The lessons we take from obstacles we encounter can be fundamental to later success. Recount a time when you faced a challenge, setback, or failure. How did it affect you, and what did you learn from the experience?
My choir director points at me, whispering, “You’re next.” Those daunting words make me falter back to my chair. As I wait for my turn, my hands start trembling with fear. I immediately slap my wrist hard enough for the choir director to turn around, looking at me oddly. The last note echoes in my ears, and I instantly stand up, letting my endless white dress drape down my legs.
I stride down the hall and hear the thunderous applause. I smile coyly to myself and take my stance. The room grows quiet, and I start my performance. Yes, here I am. I’m finally here standing on this stage with triumph in my eyes. As I start singing, I begin to feel melancholy, and my memories of tenth-grade start creeping back.
Two years ago
“Ladies and gentlemen, I would like to introduce the James Logan High School Advanced Choir! Please welcome them with a round of applause!”
My choir members start walking in a synchronized form and halt as they get to their places. Soon, my row begins striding down the platform, and as I get into my center formation, I miss a beat and walk passed my stance.
“Shoot. Minus two points.” I grumble.
I shuffle back towards my place and bump into the person on my right. I feel a slight glare from her and gulp in fear.
“That’s another point.” I think.
The judges circle their papers fiercely, eyeballing us on our every movement.
Our choir director takes her place, she analyzes our rows, and as soon as she is satisfied, she starts conducting.
“Not bad. We did well for the first two songs.” I happily think. Then the piano hits a minor C, “Ah geez. Not this song. I’ve always hated this song!” My mind screams with agony as we start singing.
Towards the end of the song, my voice starts getting raspier and produces an ugly sound. The person on the right quickly taps at my side as an indication of saying, “Enough. Time to lip sync.” I follow her orders and start lip syncing as best as I can, trying not to seem as noticeable as I already am. Then I miss another beat, and the judges look at my lips moving with no sound coming out and start scribbling on their notes once again.
“Urgh. I bet that’s 10 points we just missed,” I complain under my breath.
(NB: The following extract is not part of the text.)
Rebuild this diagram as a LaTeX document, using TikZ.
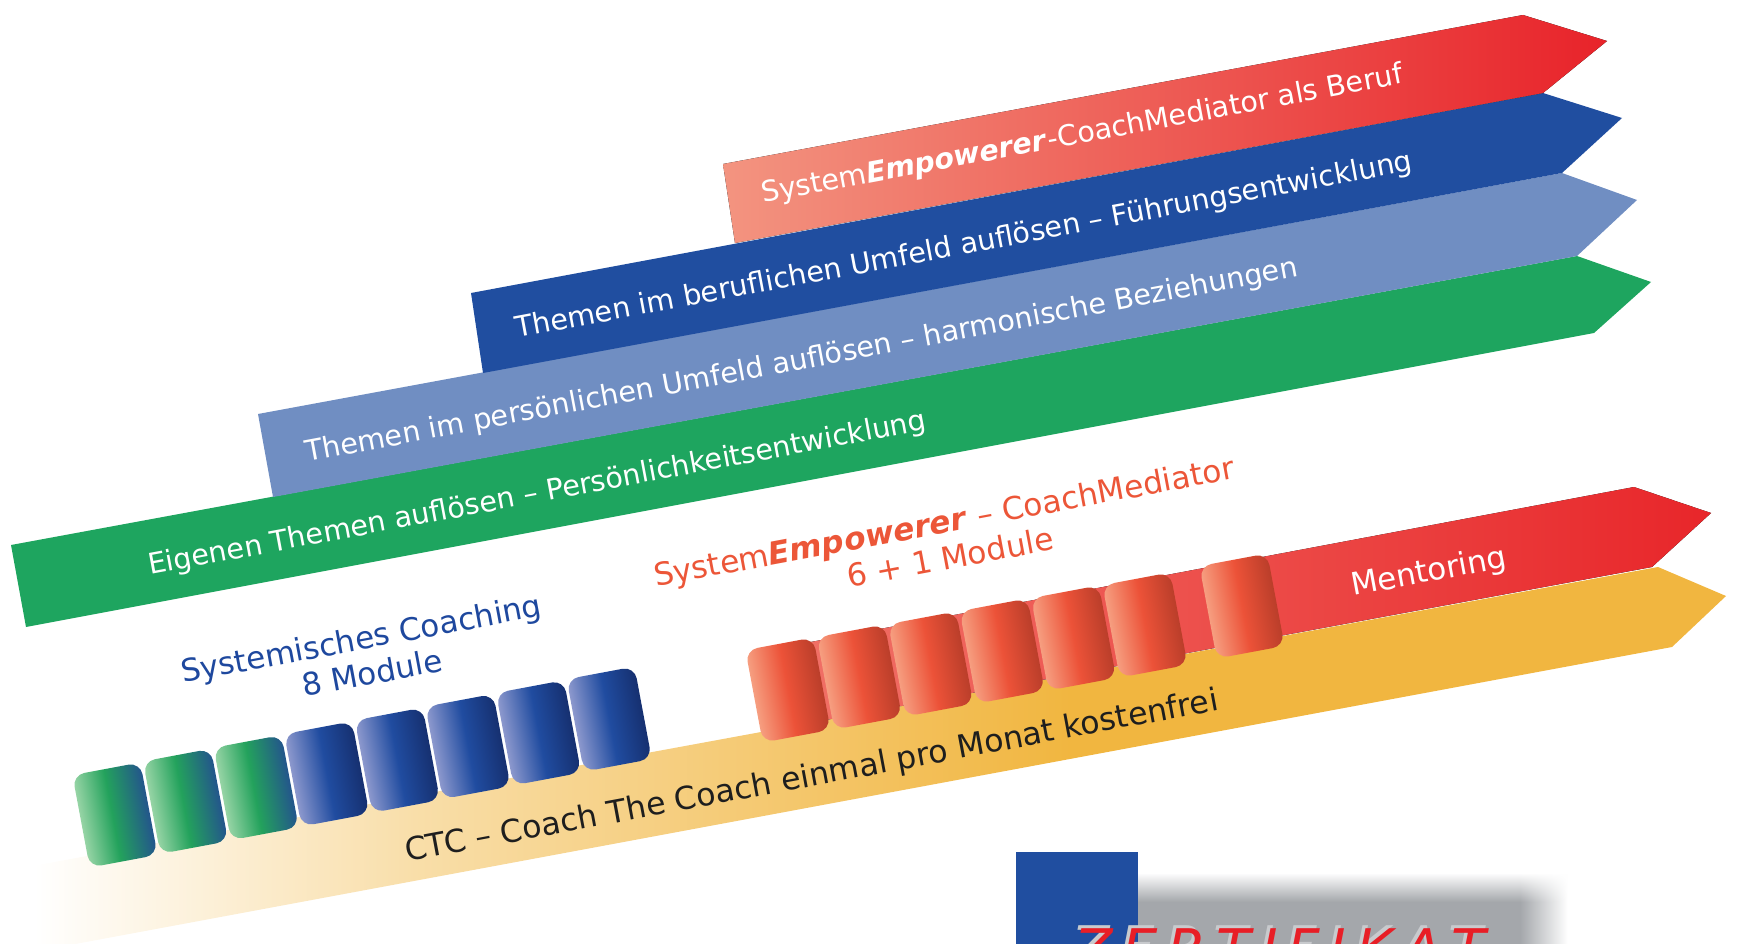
\documentclass[tikz,border=0pt]{standalone}
\usepackage{fontspec}
\setmainfont{DejaVu Sans}
\usetikzlibrary{fadings}
\definecolor{rbL}{RGB}{243,148,128}
\definecolor{rbR}{RGB}{232,35,42}
\definecolor{dblue}{RGB}{32,78,160}
\definecolor{lblue}{RGB}{112,142,194}
\definecolor{gbar}{RGB}{30,165,95}
\definecolor{mentL}{RGB}{240,112,102}
\definecolor{mentR}{RGB}{232,38,42}
\definecolor{oran}{RGB}{241,182,64}
\colorlet{oranhalf}{oran!45!white}
\definecolor{bmL}{RGB}{140,152,205}
\definecolor{bmM}{RGB}{32,76,160}
\definecolor{bmR}{RGB}{22,48,112}
\definecolor{gmL}{RGB}{150,212,165}
\definecolor{gmM}{RGB}{35,162,92}
\definecolor{gmR}{RGB}{35,85,140}
\definecolor{rmL}{RGB}{246,158,128}
\definecolor{rmM}{RGB}{236,82,56}
\definecolor{rmR}{RGB}{186,62,42}
\definecolor{ctxt}{RGB}{30,72,158}
\definecolor{otxt}{RGB}{236,86,56}
\definecolor{dtxt}{RGB}{30,30,30}
\definecolor{cgrey}{RGB}{164,167,171}
\definecolor{zred}{RGB}{232,30,38}
\definecolor{zshadow}{RGB}{200,202,205}
\pgfdeclarehorizontalshading{bluemod}{100bp}{color(0bp)=(bmL); color(25bp)=(bmL); color(50bp)=(bmM); color(75bp)=(bmR); color(100bp)=(bmR)}
\pgfdeclarehorizontalshading{greenmod}{100bp}{color(0bp)=(gmL); color(25bp)=(gmL); color(48bp)=(gmM); color(75bp)=(gmR); color(100bp)=(gmR)}
\pgfdeclarehorizontalshading{redmod}{100bp}{color(0bp)=(rmL); color(25bp)=(rmL); color(50bp)=(rmM); color(75bp)=(rmR); color(100bp)=(rmR)}
\pgfdeclarehorizontalshading{orfade}{100bp}{color(0bp)=(white); color(25bp)=(white); color(26bp)=(white); color(37bp)=(oranhalf); color(56bp)=(oran); color(100bp)=(oran)}
\pgfdeclarehorizontalshading{greyfade}{100bp}{color(0bp)=(cgrey); color(25bp)=(cgrey); color(69bp)=(cgrey); color(74.5bp)=(white); color(100bp)=(white)}
\tikzfading[name=topwhite, top color=transparent!0, bottom color=transparent!100]
\tikzset{
  bartext/.style={text=white, anchor=base west, inner sep=0pt, rotate=10.6, font=\fontsize{28.6}{34}\selectfont},
  lowtext/.style={anchor=base west, inner sep=0pt, rotate=10.6, font=\fontsize{31}{36}\selectfont},
  ztext/.style={anchor=base west, inner sep=0pt, font=\fontsize{56}{60}\selectfont\itshape},
}
\newcommand{\modbox}[3]{%
  \begin{scope}[transform canvas={shift={(#1,#2)}, rotate=10.6}]
    \path[shading=#3, rounded corners=12pt] (-34.5,-47) rectangle (34.5,47);
  \end{scope}}
\newcommand{\zword}{Z\kern10pt E\kern10pt R\kern10pt T\kern10pt I\kern10pt F\kern10pt I\kern10pt K\kern10pt A\kern10pt T}
\begin{document}
\begin{tikzpicture}[x=1pt,y=-1pt]
\useasboundingbox (0,0) rectangle (1742,944);
\clip (0,0) rectangle (1742,944);
% upper arrows
\fill[gbar] (11,545) -- (1577,256) -- (1651,282) -- (1594,333) -- (26,627) -- cycle;
\fill[lblue] (258,414) -- (1562,173) -- (1637,200) -- (1577,256) -- (273,497) -- cycle;
\fill[dblue] (471,293) -- (1543,93) -- (1622,118) -- (1562,173) -- (483,373) -- cycle;
\fill[left color=rbL, right color=rbR] (723,164) -- (1523,15) -- (1607,41) -- (1543,93) -- (735,243) -- cycle;
\node[bartext] (t1) at (763,203) {System\textbf{\textit{Empowerer}}-CoachMediator als Beruf};
\node[bartext] (t2) at (517,338) {Themen im beruflichen Umfeld auflösen – Führungsentwicklung};
\node[bartext] (t3) at (307,462) {Themen im persönlichen Umfeld auflösen – harmonische Beziehungen};
\node[bartext] (t4) at (150,575) {Eigenen Themen auflösen – Persönlichkeitsentwicklung};
% lower arrows
\path[shading=orfade] (0,872) -- (1658,567) -- (1726,596) -- (1672,647) -- (0,958) -- cycle;
\fill[left color=mentL, right color=mentR] (800,644) -- (1634,487) -- (1711,513) -- (1652,567) -- (815,722) -- cycle;
% modules
\foreach \k in {0,1,2} {\modbox{115+70.6*\k}{815-13.7*\k}{greenmod}}
\foreach \k in {3,...,7} {\modbox{115+70.6*\k}{815-13.7*\k}{bluemod}}
\foreach \k in {0,...,5} {\modbox{788+71.4*\k}{690-13*\k}{redmod}}
\modbox{1242}{606}{redmod}
% labels
\node[lowtext, text=white] (ment) at (1353,596) {Mentoring};
\node[lowtext, text=dtxt, font=\fontsize{31.6}{36}\selectfont] (ctc) at (407,862) {CTC – Coach The Coach einmal pro Monat kostenfrei};
\node[lowtext, text=ctxt] (sc1) at (183,683) {Systemisches Coaching};
\node[lowtext, text=ctxt] (sc2) at (304,697) {8 Module};
\node[lowtext, text=otxt, font=\fontsize{31.3}{36}\selectfont] (se1) at (656,587) {System\textbf{\textit{Empowerer}} – CoachMediator};
\node[lowtext, text=otxt, font=\fontsize{31.3}{36}\selectfont] (se2) at (849,588) {6 + 1 Module};
% certificate
\path[shading=greyfade] (1138,874) rectangle (1572,944);
\fill[white, path fading=topwhite] (1138,873) rectangle (1572,902);
\fill[dblue] (1016,852) rectangle (1138,944);
\node[ztext, text=zshadow] (zs) at (1071,966) {\zword};
\node[ztext, text=zred] (zt) at (1074,969) {\zword};
\end{tikzpicture}
\end{document}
My school’s choir ended up getting 10th out of 10th place.
As I bow down, the thunderous applause reactivates, and heartfelt tears start rolling down my eyes as I glance at my audience. I am back onstage, and this honestly felt like a blessing.
After tenth grade, I decided not to sing ever again. The nightmare found a variety of ways to creep into my sleep and wake me up in tears. My pitiful tears soon dried up, and anger formed an indestructible wall around my heart. I blamed myself and cowered away when someone asked me to sing for them. I raised questions all around me and became a weakling.
However, towards twelfth-grade, I was finally able to conquer the stage with triumph again. My family encouraged me to strive harder for the thing I wanted to do: sing. They broke down my insecure wall and reached out a warm hand. I instantly grabbed it, thinking it would get away from me if I didn’t act fast enough. From then on, I started opening up towards others and began auditioning in musicals. My inner joy came back after two depressing years.
From this experience, I have learned that accepting these challenges will bring me one step closer to the real world. They form me into a stronger person. I shall not cower away and take what life throws at me next in the future.